欧克顿了顿,“瞿总开的工钱是特工年薪的五倍,装备也不比做特工差,偶尔,也有枪林弹雨的。”
原来又是钱就解决了的问题。工钱多,干活少,危险系数低。聪明人都会这么选择。
服务生端来两个包饭,覃霓饿了,立即开吃。
突然身边来了个女人。
“这位小姐,可不可以将这个位置让给我?”
059,美女请不要强人所难
“小姐,这个位置可以 让给我吗?”
声音很动听,娇甜糯磁又不失稳重和大方。
如果少了那丝稳重和大方,覃霓还以为是沐虹来了。
抬头,敛眸,凝目。
覃霓错觉是看到了精致版的沐虹。
娇滴滴水嫩嫩的丰腴纤巧,水做的骨肉一般。
偏偏又知性大方,光华逼人。
一看就知道是个有内涵有地位有品味有气质的大美女。
女人穿着淡雅的芽黄丝质旗袍,胸前的襟口是两朵玫红的牡丹刺绣,夸张夺目,又尊贵典雅。
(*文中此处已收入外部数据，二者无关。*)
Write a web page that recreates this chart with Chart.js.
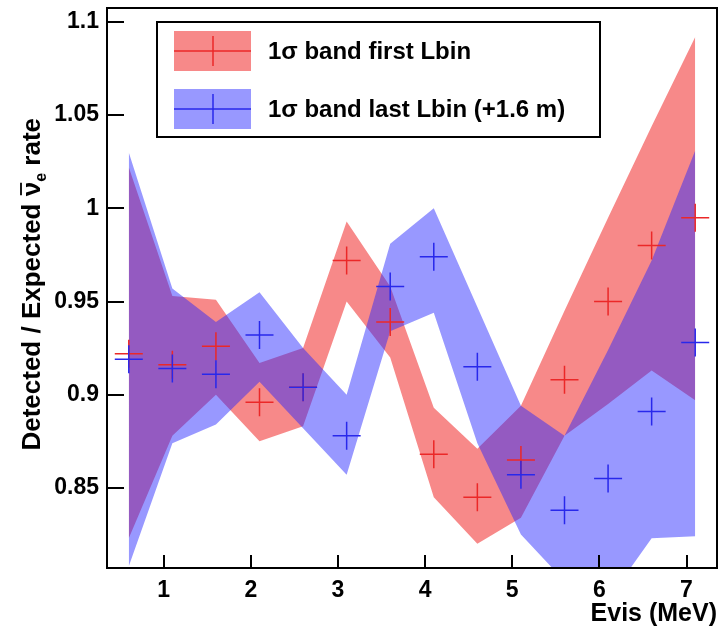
<!DOCTYPE html>
<html><head><meta charset="utf-8">
<script src="https://cdn.jsdelivr.net/npm/chart.js@4.4.1/dist/chart.umd.min.js"></script>
<style>html,body{margin:0;padding:0;background:#fff;}#wrap{width:720px;height:630px;}</style>
</head><body><div id="wrap"><canvas id="c" width="720" height="630"></canvas></div>
<script>
// ---- data ----
const energies = [0.6, 1.1, 1.6, 2.1, 2.6, 3.1, 3.6, 4.1, 4.6, 5.1, 5.6, 6.1, 6.6, 7.1];
const redCentral = [0.922, 0.916, 0.926, 0.896, 0.904, 0.972, 0.939, 0.868, 0.845, 0.865, 0.908, 0.950, 0.980, 0.995];
const redLower   = [0.823, 0.878, 0.900, 0.875, 0.883, 0.950, 0.920, 0.845, 0.820, 0.834, 0.878, 0.895, 0.913, 0.897];
const redUpper   = [1.022, 0.953, 0.951, 0.917, 0.925, 0.993, 0.958, 0.893, 0.871, 0.894, 0.945, 0.995, 1.044, 1.092];
const blueCentral = [0.919, 0.914, 0.911, 0.932, 0.904, 0.878, 0.958, 0.974, 0.915, 0.857, 0.838, 0.855, 0.891, 0.928];
const blueLower   = [0.808, 0.874, 0.884, 0.907, 0.882, 0.857, 0.934, 0.944, 0.874, 0.825, 0.800, 0.790, 0.823, 0.824];
const blueUpper   = [1.030, 0.957, 0.939, 0.955, 0.925, 0.900, 0.981, 1.000, 0.947, 0.894, 0.878, 0.924, 0.972, 1.031];
const xTicks = [1, 2, 3, 4, 5, 6, 7];
const yTicks = [0.85, 0.9, 0.95, 1, 1.05, 1.1];
const yTickLabels = ['0.85', '0.9', '0.95', '1', '1.05', '1.1'];
const seriesLabels = ['1\u03c3 band first Lbin', '1\u03c3 band last Lbin (+1.6 m)'];
const xTitle = 'Evis (MeV)';

// ---- styles ----
const FONT = '"Liberation Sans", Arial, Helvetica, sans-serif';
const redFill = 'rgba(240,40,40,0.55)';
const blueFill = 'rgba(40,40,255,0.48)';
const redLine = 'rgb(235,40,40)';
const blueLine = 'rgb(40,40,235)';

const pts = (ys) => energies.map((x, i) => ({x: x, y: ys[i]}));
const noPad = (s) => { s.paddingLeft = 0; s.paddingRight = 0; s.paddingTop = 0; s.paddingBottom = 0; };

const decor = {
  id: 'decor',
  afterDraw(chart) {
    const ctx = chart.ctx, a = chart.chartArea;
    const xs = chart.scales.x, ys = chart.scales.y;
    ctx.save();
    ctx.strokeStyle = '#000';
    ctx.lineWidth = 2;
    // inward ticks
    ctx.beginPath();
    yTicks.forEach(v => { const y = Math.round(ys.getPixelForValue(v)); ctx.moveTo(a.left, y); ctx.lineTo(a.left + 17, y); });
    xTicks.forEach(v => { const x = Math.round(xs.getPixelForValue(v)); ctx.moveTo(x, a.bottom); ctx.lineTo(x, a.bottom - 13); });
    ctx.stroke();
    // frame
    ctx.strokeRect(a.left, a.top, a.right - a.left, a.bottom - a.top);

    // legend
    const lx = 157, ly = 22, lw = 443, lh = 115;
    ctx.fillStyle = '#fff';
    ctx.fillRect(lx, ly, lw, lh);
    ctx.strokeRect(lx, ly, lw, lh);
    const entries = [[redFill, redLine, 51], [blueFill, blueLine, 109]];
    entries.forEach((e, i) => {
      ctx.fillStyle = e[0];
      ctx.fillRect(174, e[2] - 20, 77, 40);
      ctx.strokeStyle = e[1];
      ctx.lineWidth = 1.5;
      ctx.beginPath();
      ctx.moveTo(174, e[2]); ctx.lineTo(251, e[2]);
      ctx.moveTo(213, e[2] - 15); ctx.lineTo(213, e[2] + 15);
      ctx.stroke();
      ctx.fillStyle = '#000';
      ctx.font = 'bold 24px ' + FONT;
      ctx.textAlign = 'left';
      ctx.textBaseline = 'middle';
      ctx.fillText(seriesLabels[i], 268, e[2] + 1);
    });

    // y title with nu-bar and subscript e
    const parts = [
      {t: 'Detected / Expected ', f: 'bold 26px ' + FONT, dy: 0},
      {t: '\u03bd', f: 'bold 26px ' + FONT, dy: 0, bar: true},
      {t: 'e', f: 'bold 16px ' + FONT, dy: 6},
      {t: ' rate', f: 'bold 26px ' + FONT, dy: 0}
    ];
    let total = 0;
    parts.forEach(p => { ctx.font = p.f; p.w = ctx.measureText(p.t).width; total += p.w; });
    ctx.translate(40, 118 + total);
    ctx.rotate(-Math.PI / 2);
    ctx.fillStyle = '#000';
    ctx.textAlign = 'left';
    ctx.textBaseline = 'alphabetic';
    let cx = 0;
    parts.forEach(p => {
      ctx.font = p.f;
      ctx.fillText(p.t, cx, p.dy);
      if (p.bar) {
        ctx.strokeStyle = '#000'; ctx.lineWidth = 1.8;
        ctx.beginPath(); ctx.moveTo(cx + 1, -19); ctx.lineTo(cx + p.w - 1, -19); ctx.stroke();
      }
      cx += p.w;
    });
    ctx.restore();
  }
};

new Chart(document.getElementById('c'), {
  type: 'line',
  data: {
    datasets: [
      {label: 'redLo', data: pts(redLower), borderColor: 'transparent', borderWidth: 0, pointRadius: 0, fill: false, order: 3, tension: 0},
      {label: seriesLabels[0], data: pts(redUpper), borderColor: 'transparent', borderWidth: 0, pointRadius: 0, fill: '-1', backgroundColor: redFill, order: 3, tension: 0},
      {label: 'blueLo', data: pts(blueLower), borderColor: 'transparent', borderWidth: 0, pointRadius: 0, fill: false, order: 2, tension: 0},
      {label: seriesLabels[1], data: pts(blueUpper), borderColor: 'transparent', borderWidth: 0, pointRadius: 0, fill: '-1', backgroundColor: blueFill, order: 2, tension: 0},
      {type: 'scatter', label: 'redPts', data: pts(redCentral), showLine: false, pointStyle: 'cross', pointRadius: 14, pointBorderWidth: 1.5, borderColor: redLine, backgroundColor: redLine, order: 1},
      {type: 'scatter', label: 'bluePts', data: pts(blueCentral), showLine: false, pointStyle: 'cross', pointRadius: 14, pointBorderWidth: 1.5, borderColor: blueLine, backgroundColor: blueLine, order: 0}
    ]
  },
  options: {
    responsive: false,
    animation: false,
    devicePixelRatio: 1,
    events: [],
    layout: {autoPadding: false, padding: {left: 0, right: 3, top: 8, bottom: 0}},
    plugins: {legend: {display: false}, tooltip: {enabled: false}},
    scales: {
      x: {
        type: 'linear', min: 0.35, max: 7.35,
        afterBuildTicks: s => { s.ticks = xTicks.map(v => ({value: v})); },
        afterFit: s => { s.height = 62; noPad(s); },
        grid: {display: false, drawTicks: false},
        border: {display: false},
        ticks: {color: '#000', font: {family: FONT, size: 23, weight: 'bold'}, padding: 9, maxRotation: 0, autoSkip: false, callback: v => String(v)},
        title: {display: true, text: xTitle, align: 'end', color: '#000', font: {family: FONT, size: 25, weight: 'bold'}, padding: {top: 0, bottom: 1}}
      },
      y: {
        type: 'linear', min: 0.807, max: 1.1075,
        afterBuildTicks: s => { s.ticks = yTicks.map(v => ({value: v})); },
        afterFit: s => { s.width = 107; noPad(s); },
        grid: {display: false, drawTicks: false},
        border: {display: false},
        ticks: {color: '#000', font: {family: FONT, size: 23, weight: 'bold'}, padding: 8, autoSkip: false, callback: v => yTickLabels[yTicks.indexOf(v)]}
      }
    }
  },
  plugins: [decor]
});
</script></body></html>
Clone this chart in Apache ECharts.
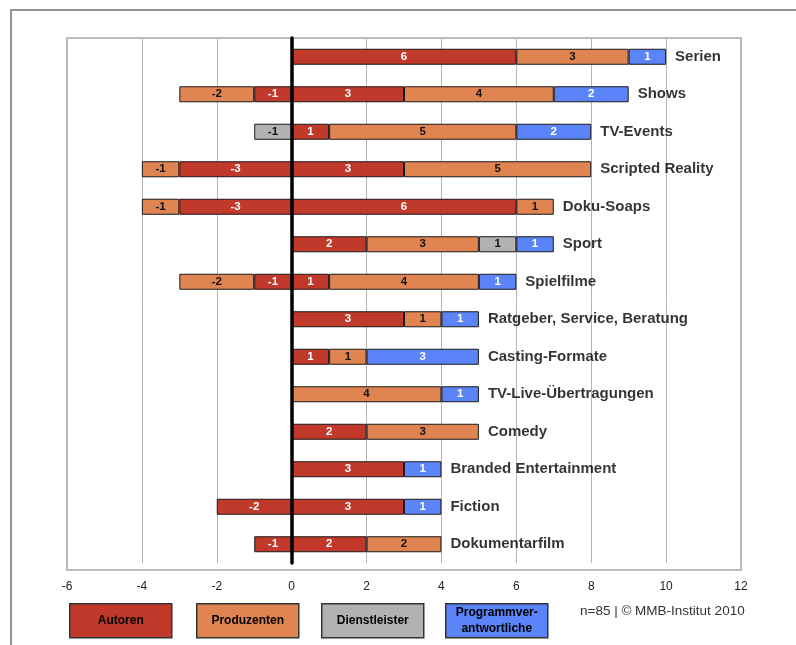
<!DOCTYPE html>
<html>
<head>
<meta charset="utf-8">
<script src="https://cdn.jsdelivr.net/npm/echarts@6/dist/echarts.min.js"></script>
<style>html,body{margin:0;padding:0;background:#fff}#c{width:796px;height:645px}</style>
</head>
<body>
<div id="c"></div>
<script>
const categories = ['Serien','Shows','TV-Events','Scripted Reality','Doku-Soaps','Sport','Spielfilme','Ratgeber, Service, Beratung','Casting-Formate','TV-Live-Übertragungen','Comedy','Branded Entertainment','Fiction','Dokumentarfilm'];
const autorenPos      = [6,3,1,3,6,2,1,3,1,0,2,3,3,2];
const produzentenPos  = [3,4,5,5,1,3,4,1,1,4,3,0,0,2];
const dienstPos       = [0,0,0,0,0,1,0,0,0,0,0,0,0,0];
const programmPos     = [1,2,2,0,0,1,1,1,3,1,0,1,1,0];
const autorenNeg      = [0,-1,0,-3,-3,0,-1,0,0,0,0,0,-2,-1];
const produzentenNeg  = [0,-2,0,-1,-1,0,-2,0,0,0,0,0,0,0];
const dienstNeg       = [0,0,-1,0,0,0,0,0,0,0,0,0,0,0];
const xTicks = {min:-6, max:12, interval:2};
const legendNames = ['Autoren','Produzenten','Dienstleister','Programmver-\nantwortliche'];
const footer = 'n=85 | © MMB-Institut 2010';

const colors = {A:'#C0392A', P:'#E08552', D:'#B2B2B2', G:'#5B84F8'};
const font = 'Liberation Sans, Arial, Helvetica, sans-serif';
const nz = arr => arr.map(v => v === 0 ? '-' : v);

function barSeries(name, data, color, textColor) {
  return {
    name, type:'bar', stack:'total', data:nz(data), barWidth:16,
    itemStyle:{color, borderColor:'#1a1a1a', borderWidth:1},
    label:{show:true, position:'inside', color:textColor, fontWeight:'bold', fontSize:11.5, fontFamily:font},
    emphasis:{disabled:true}
  };
}

const totals = categories.map((c,i) => [autorenPos[i]+produzentenPos[i]+dienstPos[i]+programmPos[i], i]);

const chart = echarts.init(document.getElementById('c'), null, {renderer:'canvas'});
chart.setOption({
  animation:false,
  grid:{left:67, right:55, top:38, bottom:82, show:false},
  xAxis:{type:'value', min:xTicks.min, max:xTicks.max, interval:xTicks.interval,
    axisLine:{show:false}, axisTick:{show:false},
    splitLine:{lineStyle:{color:'#b4b4b4', width:1}},
    axisLabel:{color:'#222', fontSize:12, fontFamily:font, margin:18}},
  yAxis:{type:'category', data:categories, inverse:true, z:10,
    axisLine:{show:true, onZero:true, lineStyle:{color:'#000', width:3.5}},
    axisTick:{show:false}, axisLabel:{show:false}, splitLine:{show:false}},
  series:[
    barSeries('Autoren-', autorenNeg, colors.A, '#fff'),
    barSeries('Autoren', autorenPos, colors.A, '#fff'),
    barSeries('Produzenten-', produzentenNeg, colors.P, '#111'),
    barSeries('Produzenten', produzentenPos, colors.P, '#111'),
    barSeries('Dienstleister-', dienstNeg, colors.D, '#111'),
    barSeries('Dienstleister', dienstPos, colors.D, '#111'),
    barSeries('Programmverantwortliche', programmPos, colors.G, '#fff'),
    {type:'scatter', data:totals, symbolSize:0, silent:true, z:5,
     label:{show:true, position:'right', distance:9, color:'#000', fontWeight:'bold', fontSize:15, fontFamily:font,
       formatter:p => categories[p.data[1]]}}
  ],
  graphic:[
    {type:'polyline', shape:{points:[[11,645],[11,10],[796,10]]}, style:{stroke:'#707070', lineWidth:1.5, fill:null}},
    {type:'rect', z:-1, shape:{x:67,y:38,width:674,height:532}, style:{fill:null, stroke:'#a8a8a8', lineWidth:1.5}},
    ...legendNames.map((n,i) => {
      const x = [69,196,321,445][i];
      const fill = [colors.A,colors.P,colors.D,colors.G][i];
      return {type:'group', left:x, top:603, children:[
        {type:'rect', shape:{x:0,y:0,width:102,height:34}, style:{fill, stroke:'#333', lineWidth:1.5}},
        {type:'text', x:51, y:17, style:{text:n, fill:'#000', font:'bold 12px '+font, align:'center', verticalAlign:'middle', lineHeight:16}}
      ]};
    }),
    {type:'text', left:580, top:604, style:{text:footer, fill:'#333', font:'13.5px '+font}}
  ]
});
</script>
</body>
</html>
短旗袍更是将女人的身段毫无保留的凸显出来,即风情妩媚,又时尚高贵,美的霸气。
覃霓不禁看呆了,从上到下扫了好几遍。
旗袍,手袋,鞋子,发型,耳环,项链,包括胸部,都让人流连,收不回眼。
女人举止仪态都很大方,面对覃霓肆无忌惮的目光,盈盈一笑,“小姐,可以吗?”
欧克是个血气方刚的男人,表现的倒是一如既往的镇定。并未有多看一眼这个令男女都流涎的东方美女。
端端正正目不斜视的坐着。
经过特殊训练的人就是不同。
若在平时,覃霓是毫不犹豫的就会答应的。
人家的请求多礼貌。
人家的仪态多好。
是个人都不忍也不好意思去拒绝。
“不好意思,我也喜欢这个位置。不想换。”覃霓浅浅一笑,脸上却看不到一丝抱歉的表情。
这里是旋转餐厅,坐哪不一样?你想看哪里,一会就会转过去。你想看哪里,一会总又转走了。